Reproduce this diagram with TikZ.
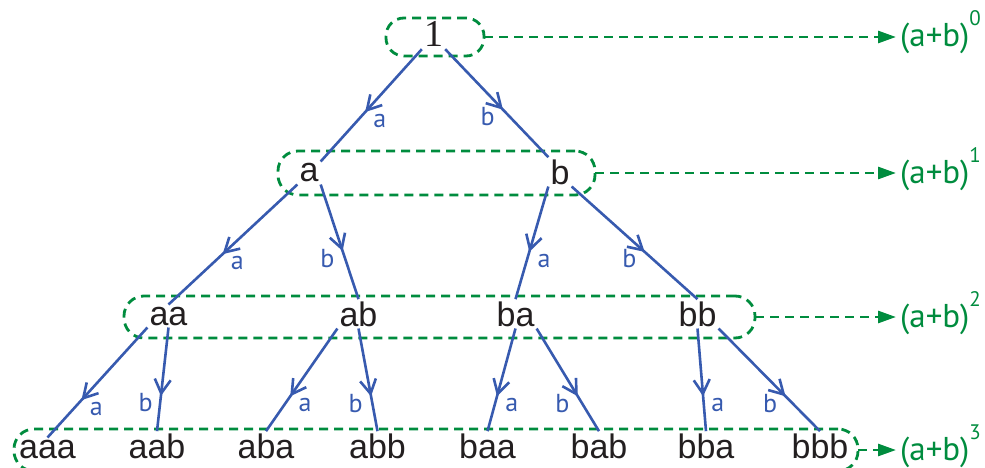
\documentclass[tikz,border=0pt]{standalone}
\usepackage{fontspec}
\setmainfont{Liberation Sans}
\newfontfamily\myriad{PT Sans}
\newfontfamily\timesfont{Liberation Serif}
\usetikzlibrary{
  arrows.meta,
  decorations.markings
}
\definecolor{treeblue}{RGB}{55,90,175}
\definecolor{bandgreen}{RGB}{0,140,62}
\definecolor{ink}{RGB}{35,31,32}

\begin{document}
\begin{tikzpicture}[x=1pt,y=-1pt,
      word/.style={
         anchor=base,
         inner sep=2pt,
         text=ink,
         font=\fontsize{34}{40}\selectfont
      },
      root/.style={
         word,
         font=\timesfont\fontsize{38}{40}\selectfont
      },
      band/.style={
         draw=bandgreen,
         line width=2.8pt,
         dash pattern=on 9pt off 6pt,
         rounded corners=20pt,
         inner sep=0pt,outer sep=0pt
      },
      power/.style={
         anchor=west,
         inner sep=4pt,
         text height=20pt,text depth=0pt,
         text=bandgreen,
         font=\myriad\fontsize{33}{36}\selectfont
      },
      flow/.style={
         draw=bandgreen,line width=2.8pt,
         dash pattern=on 9pt off 6pt,
         -{Triangle[length=18pt,width=12pt]}
      },
      branch/.style={
         treeblue,line width=2.6pt,
         postaction={decorate},
         decoration={markings,
            mark=at position #1 with {\arrow{Straight Barb[length=14pt,width=16pt]}}}
      },
      edge text/.style={inner sep=3pt,text=treeblue,font=\myriad\fontsize{26}{28}\selectfont},
      a label/.style={edge text,anchor=west,xshift=4pt,yshift=-9pt},
      b label/.style={edge text,anchor=east,xshift=-4pt,yshift=-7pt}
    ]
    \clip (0,0) rectangle (985,468);
    % dashed bands, one per power
    \node[band, rounded corners=18pt, minimum width=98pt, minimum height=38pt] (L0) at (435,37) {};
    \node[band, minimum width=317pt, minimum height=44pt] (L1) at (436.5,173) {};
    \node[band, minimum width=631pt, minimum height=42pt] (L2) at (439.5,317) {};
    \node[band, minimum width=844pt, minimum height=42pt] (L3) at (436,450) {};

    \node[power] (P0) at (896,37)  {(a+b)\raisebox{21pt}{\fontsize{21}{22}\selectfont 0}};
    \node[power] (P1) at (896,173) {(a+b)\raisebox{21pt}{\fontsize{21}{22}\selectfont 1}};
    \node[power] (P2) at (896,317) {(a+b)\raisebox{21pt}{\fontsize{21}{22}\selectfont 2}};
    \node[power] (P3) at (896,450) {(a+b)\raisebox{21pt}{\fontsize{21}{22}\selectfont 3}};

    \draw[flow] (L0.east) -- (P0.west);
    \draw[flow] (L1.east) -- (P1.west);
    \draw[flow] (L2.east) -- (P2.west);
    \draw[flow] (L3.east) -- (P3.west);

    % words
    \node[root] (one) at (433.5,47) {1};
    \node[word] (a) at (309,182) {a};
    \node[word] (b) at (560,184) {b};
    \node[word] (aa) at (168.5,325) {aa};
    \node[word] (ab) at (358.5,326) {ab};
    \node[word] (ba) at (515.5,326) {ba};
    \node[word] (bb) at (697.5,326) {bb};
    \node[word] (aaa) at (47.5,458) {aaa};
    \node[word] (aab) at (157,458) {aab};
    \node[word] (aba) at (266,458) {aba};
    \node[word] (abb) at (377.5,458) {abb};
    \node[word] (baa) at (487.5,458) {baa};
    \node[word] (bab) at (599,458) {bab};
    \node[word] (bba) at (706,458) {bba};
    \node[word] (bbb) at (820,458) {bbb};

    % branches
    \draw[branch=0.56] (one.south west) -- node[a label,pos=0.56] {a} (a.north east);
    \draw[branch=0.56] (one.south east) -- node[b label,pos=0.56] {b} (b.north west);

    \draw[branch=0.58] (a.south west) -- node[a label,pos=0.58] {a} (aa.north);
    \draw[branch=0.58] (a.south east) -- node[b label,pos=0.58] {b} (ab.north);
    \draw[branch=0.58] (b.south west) -- node[a label,pos=0.58] {a} (ba.north);
    \draw[branch=0.58] (b.south east) -- node[b label,pos=0.58] {b} (bb.north);

    \draw[branch=0.66] (aa.south west) -- node[a label,pos=0.66] {a} (aaa.north);
    \draw[branch=0.66] (aa.south) -- node[b label,pos=0.66] {b} (aab.north);
    \draw[branch=0.66] (ab.south west) -- node[a label,pos=0.66] {a} (aba.north);
    \draw[branch=0.66] (ab.south) -- node[b label,pos=0.66] {b} (abb.north);
    \draw[branch=0.66] (ba.south) -- node[a label,pos=0.66] {a} (baa.north);
    \draw[branch=0.66] (ba.south east) -- node[b label,pos=0.66] {b} (bab.north);
    \draw[branch=0.66] (bb.south) -- node[a label,pos=0.66] {a} (bba.north);
    \draw[branch=0.66] (bb.south east) -- node[b label,pos=0.66] {b} (bbb.north);
\end{tikzpicture}
\end{document}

● Task to carry out: Go through the listing above and list every line that has the word "with".

● Answer to the task:
Reproduce this diagram with TikZ.
            mark=at position #1 with {\arrow{Straight Barb[length=14pt,width=16pt]}}}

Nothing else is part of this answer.